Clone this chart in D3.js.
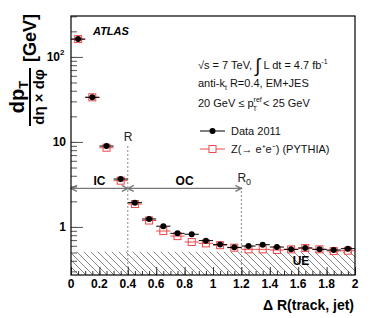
<!DOCTYPE html>
<html>
<head>
<meta charset="utf-8">
<script src="https://cdn.jsdelivr.net/npm/d3@7"></script>
<style>
  body { margin: 0; background: #fff; }
  svg { font-family: 'Liberation Sans', Arial, sans-serif; }
</style>
</head>
<body>
<svg id="chart" width="374" height="318"></svg>
<script>
// track pT density vs distance to jet axis

const binCenters = [0.05, 0.15, 0.25, 0.35, 0.45, 0.55, 0.65, 0.75, 0.85, 0.95,
  1.05, 1.15, 1.25, 1.35, 1.45, 1.55, 1.65, 1.75, 1.85, 1.95]
const binHalfWidth = 0.05
const data2011 = [162, 33.5, 8.95, 3.66, 1.93, 1.24, 1.02, 0.84, 0.82, 0.69,
  0.62, 0.575, 0.596, 0.618, 0.58, 0.545, 0.565, 0.545, 0.535, 0.555]
const pythia = [162, 33.5, 8.55, 3.5, 1.86, 1.19, 0.895, 0.78, 0.665, 0.64,
  0.61, 0.57, 0.545, 0.545, 0.535, 0.545, 0.565, 0.545, 0.52, 0.525]
const ueLevel = 0.51
const xTicks = [0, 0.2, 0.4, 0.6, 0.8, 1, 1.2, 1.4, 1.6, 1.8, 2]
const yTickLabels = [{ v: 1, t: '1' }, { v: 10, t: '10' }, { v: 100, t: '10', sup: '2' }]
const regionEdges = [0, 0.4, 1.2]
const regionNames = ['IC', 'OC']
const arrowLevel = 2.84

const svg = d3.select('#chart')
const pLeft = 71, pRight = 355, pTop = 16, pBottom = 275

const x = d3.scaleLinear().domain([0, 2]).range([pLeft, pRight])
const y = d3.scaleLog().domain([0.272, 303]).range([pBottom, pTop])

// hatch pattern for the UE band
const defs = svg.append('defs')
const pat = defs.append('pattern')
  .attr('id', 'hatch')
  .attr('patternUnits', 'userSpaceOnUse')
  .attr('width', 7)
  .attr('height', 7)
pat.append('path')
  .attr('d', 'M-1,-1 L8,8 M-8,-1 L1,8 M6,-1 L15,8')
  .attr('stroke', '#555')
  .attr('stroke-width', 0.7)
defs.append('clipPath').attr('id', 'plotclip')
  .append('rect')
  .attr('x', pLeft).attr('y', pTop)
  .attr('width', pRight - pLeft).attr('height', pBottom - pTop)

svg.append('rect') // UE band
  .attr('x', x(0))
  .attr('y', y(ueLevel))
  .attr('width', x(2) - x(0))
  .attr('height', pBottom - y(ueLevel))
  .attr('fill', 'url(#hatch)')

// dotted lines at R and R0
const vlines = [{ v: 0.4, top: 146, lab: 'R' }, { v: 1.2, top: 187, lab: 'R', sub: '0' }]
vlines.forEach(function (l) {
  svg.append('line')
    .attr('x1', x(l.v)).attr('x2', x(l.v))
    .attr('y1', l.top).attr('y2', pBottom)
    .attr('stroke', '#888')
    .attr('stroke-width', 1)
    .attr('stroke-dasharray', '2,2')
  const t = svg.append('text')
    .attr('x', x(l.v) - 4)
    .attr('y', l.top - 5)
    .attr('font-size', 12)
    .attr('fill', '#222')
    .text(l.lab)
  if (l.sub) t.append('tspan').attr('font-size', 9).attr('dy', 3).text(l.sub)
})

// IC / OC arrows
const ay = y(arrowLevel)
for (let i = 0; i < regionNames.length; i++) {
  const x0 = x(regionEdges[i]), x1 = x(regionEdges[i + 1])
  svg.append('path')
    .attr('d', `M${x0},${ay}L${x1},${ay}` +
      `M${x0 + 6},${ay - 3}L${x0},${ay}L${x0 + 6},${ay + 3}` +
      `M${x1 - 6},${ay - 3}L${x1},${ay}L${x1 - 6},${ay + 3}`)
    .attr('fill', 'none')
    .attr('stroke', '#777')
    .attr('stroke-width', 1.3)
  svg.append('text')
    .attr('x', (x0 + x1) / 2)
    .attr('y', ay - 3)
    .attr('text-anchor', 'middle')
    .attr('font-size', 12)
    .attr('font-weight', 'bold')
    .text(regionNames[i])
}

svg.append('text')
  .attr('x', x(1.62))
  .attr('y', 265)
  .attr('text-anchor', 'middle')
  .attr('font-size', 12)
  .attr('font-weight', 'bold')
  .text('UE')

// MC points: red error bars and open squares
const plot = svg.append('g').attr('clip-path', 'url(#plotclip)')
plot.selectAll('.mcbar')
  .data(pythia)
  .enter()
  .append('line')
  .attr('x1', (d, i) => x(binCenters[i] - binHalfWidth))
  .attr('x2', (d, i) => x(binCenters[i] + binHalfWidth))
  .attr('y1', d => y(d))
  .attr('y2', d => y(d))
  .attr('stroke', '#f04848')
  .attr('stroke-width', 1)
plot.selectAll('.mcpt')
  .data(pythia)
  .enter()
  .append('rect')
  .attr('x', (d, i) => x(binCenters[i]) - 3.5)
  .attr('y', d => y(d) - 3.5)
  .attr('width', 7)
  .attr('height', 7)
  .attr('fill', 'none')
  .attr('stroke', '#f04848')
  .attr('stroke-width', 1)

// data points
plot.selectAll('.dbar')
  .data(data2011)
  .enter()
  .append('line')
  .attr('x1', (d, i) => x(binCenters[i] - binHalfWidth))
  .attr('x2', (d, i) => x(binCenters[i] + binHalfWidth))
  .attr('y1', d => y(d))
  .attr('y2', d => y(d))
  .attr('stroke', '#000')
  .attr('stroke-width', 1)
plot.selectAll('.dpt')
  .data(data2011)
  .enter()
  .append('circle')
  .attr('cx', (d, i) => x(binCenters[i]))
  .attr('cy', d => y(d))
  .attr('r', 3)
  .attr('fill', '#000')

// axes, ROOT style with inward ticks
const xAxis = d3.axisTop(x).tickValues(d3.range(0, 2.001, 0.05)).tickSize(4).tickFormat('')
svg.append('g')
  .attr('transform', `translate(0,${pBottom})`)
  .call(xAxis)
  .call(g => g.select('.domain').remove())
  .call(g => g.selectAll('line').attr('stroke', '#333'))
svg.append('g')
  .attr('transform', `translate(0,${pBottom})`)
  .call(d3.axisTop(x).tickValues(xTicks).tickSize(8).tickFormat(''))
  .call(g => g.select('.domain').remove())
  .call(g => g.selectAll('line').attr('stroke', '#333'))

const yMinor = []
for (let e = -1; e <= 2; e++) {
  for (let m = 1; m <= 9; m++) {
    const v = m * Math.pow(10, e)
    if (v >= 0.272 && v <= 303) yMinor.push(v)
  }
}
svg.append('g')
  .attr('transform', `translate(${pLeft},0)`)
  .call(d3.axisRight(y).tickValues(yMinor).tickSize(6).tickFormat(''))
  .call(g => g.select('.domain').remove())
  .call(g => g.selectAll('line').attr('stroke', '#555'))
svg.append('g')
  .attr('transform', `translate(${pLeft},0)`)
  .call(d3.axisRight(y).tickValues(yTickLabels.map(d => d.v)).tickSize(12).tickFormat(''))
  .call(g => g.select('.domain').remove())
  .call(g => g.selectAll('line').attr('stroke', '#555'))

// frame
svg.append('rect')
  .attr('x', pLeft).attr('y', pTop)
  .attr('width', pRight - pLeft).attr('height', pBottom - pTop)
  .attr('fill', 'none')
  .attr('stroke', '#000')
  .attr('stroke-width', 1.2)

// tick labels
svg.selectAll('.xlab')
  .data(xTicks)
  .enter()
  .append('text')
  .attr('x', d => x(d))
  .attr('y', 288)
  .attr('text-anchor', 'middle')
  .attr('font-size', 12)
  .attr('font-weight', 'bold')
  .text(d => d)

yTickLabels.forEach(function (d) {
  svg.append('text')
    .attr('x', d.sup ? 60 : 66)
    .attr('y', y(d.v) + 4)
    .attr('text-anchor', 'end')
    .attr('font-size', 12)
    .attr('font-weight', 'bold')
    .text(d.t)
  if (d.sup) {
    svg.append('text')
      .attr('x', 60).attr('y', y(d.v) - 2)
      .attr('font-size', 8).attr('font-weight', 'bold')
      .text(d.sup)
  }
})

// axis titles
svg.append('text')
  .attr('x', 354)
  .attr('y', 310)
  .attr('text-anchor', 'end')
  .attr('font-size', 14)
  .attr('font-weight', 'bold')
  .text('\u0394 R(track, jet)')

const yt = svg.append('g').attr('transform', 'translate(30,97) rotate(-90)')
yt.append('line')
  .attr('x1', -29).attr('x2', 29).attr('y1', 0).attr('y2', 0)
  .attr('stroke', '#000').attr('stroke-width', 2)
const num = yt.append('text')
  .attr('x', 0).attr('y', -6)
  .attr('text-anchor', 'middle')
  .attr('font-size', 20)
  .attr('font-weight', 'bold')
  .text('dp')
num.append('tspan').attr('font-size', 13).attr('dy', 4).text('T')
yt.append('text')
  .attr('x', 0).attr('y', 14)
  .attr('text-anchor', 'middle')
  .attr('font-size', 15)
  .attr('font-weight', 'bold')
  .text('d\u03b7 \u00d7 d\u03c6')
yt.append('text')
  .attr('x', 59).attr('y', 6)
  .attr('text-anchor', 'middle')
  .attr('font-size', 18)
  .attr('font-weight', 'bold')
  .text('[GeV]')

// labels
svg.append('text')
  .attr('x', 93).attr('y', 35)
  .attr('font-size', 11)
  .attr('font-weight', 'bold')
  .attr('font-style', 'italic')
  .text('ATLAS')

const info = svg.append('g').attr('font-size', 11).attr('fill', '#111')
const l1 = info.append('text').attr('x', 198).attr('y', 69)
l1.append('tspan').text('\u221as = 7 TeV,  ')
l1.append('tspan').attr('font-size', 19).attr('dy', 3).text('\u222b')
l1.append('tspan').attr('dy', -3).text(' L dt = 4.7 fb')
l1.append('tspan').attr('font-size', 7).attr('dy', -5).text('-1')
const l2 = info.append('text').attr('x', 198).attr('y', 87)
l2.append('tspan').text('anti-k')
l2.append('tspan').attr('font-size', 7).attr('dy', 3).text('t')
l2.append('tspan').attr('dy', -3).text(' R=0.4, EM+JES')
const l3 = info.append('text').attr('x', 198).attr('y', 107)
l3.append('tspan').text('20 GeV \u2264 p')
l3.append('tspan').attr('font-size', 7).attr('dy', -5).text('ref')
l3.append('tspan').attr('font-size', 7).attr('dx', -9).attr('dy', 9).text('T')
l3.append('tspan').attr('dy', -4).attr('dx', 6).text('< 25 GeV')

// legend
const legend = [
  { label: 'Data 2011', y: 131, color: '#000', marker: 'circle' },
  { label: 'Z(\u2192 e\u207ae\u207b) (PYTHIA)', y: 149, color: '#f04848', marker: 'square' }
]
legend.forEach(function (d) {
  info.append('line')
    .attr('x1', 200).attr('x2', 225).attr('y1', d.y).attr('y2', d.y)
    .attr('stroke', d.color).attr('stroke-width', 1)
  if (d.marker === 'circle') {
    info.append('circle').attr('cx', 212.5).attr('cy', d.y).attr('r', 3).attr('fill', d.color)
  } else {
    info.append('rect').attr('x', 209).attr('y', d.y - 3.5).attr('width', 7).attr('height', 7)
      .attr('fill', '#fff').attr('stroke', d.color)
  }
  info.append('text').attr('x', 231).attr('y', d.y + 4).text(d.label)
})
</script>
</body>
</html>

§ **STATED EXERCISE**: Emit the lines of the material exactly, from its first line to the line containing "d3.scaleLog().domain([0.272, 303]).range([pBottom, pTop])", inclusive; leave every picture out.

§ **EXERCISE SOLUTION**:
Clone this chart in D3.js.
<!DOCTYPE html>
<html>
<head>
<meta charset="utf-8">
<script src="https://cdn.jsdelivr.net/npm/d3@7"></script>
<style>
  body { margin: 0; background: #fff; }
  svg { font-family: 'Liberation Sans', Arial, sans-serif; }
</style>
</head>
<body>
<svg id="chart" width="374" height="318"></svg>
<script>
// track pT density vs distance to jet axis

const binCenters = [0.05, 0.15, 0.25, 0.35, 0.45, 0.55, 0.65, 0.75, 0.85, 0.95,
  1.05, 1.15, 1.25, 1.35, 1.45, 1.55, 1.65, 1.75, 1.85, 1.95]
const binHalfWidth = 0.05
const data2011 = [162, 33.5, 8.95, 3.66, 1.93, 1.24, 1.02, 0.84, 0.82, 0.69,
  0.62, 0.575, 0.596, 0.618, 0.58, 0.545, 0.565, 0.545, 0.535, 0.555]
const pythia = [162, 33.5, 8.55, 3.5, 1.86, 1.19, 0.895, 0.78, 0.665, 0.64,
  0.61, 0.57, 0.545, 0.545, 0.535, 0.545, 0.565, 0.545, 0.52, 0.525]
const ueLevel = 0.51
const xTicks = [0, 0.2, 0.4, 0.6, 0.8, 1, 1.2, 1.4, 1.6, 1.8, 2]
const yTickLabels = [{ v: 1, t: '1' }, { v: 10, t: '10' }, { v: 100, t: '10', sup: '2' }]
const regionEdges = [0, 0.4, 1.2]
const regionNames = ['IC', 'OC']
const arrowLevel = 2.84

const svg = d3.select('#chart')
const pLeft = 71, pRight = 355, pTop = 16, pBottom = 275

const x = d3.scaleLinear().domain([0, 2]).range([pLeft, pRight])
const y = d3.scaleLog().domain([0.272, 303]).range([pBottom, pTop])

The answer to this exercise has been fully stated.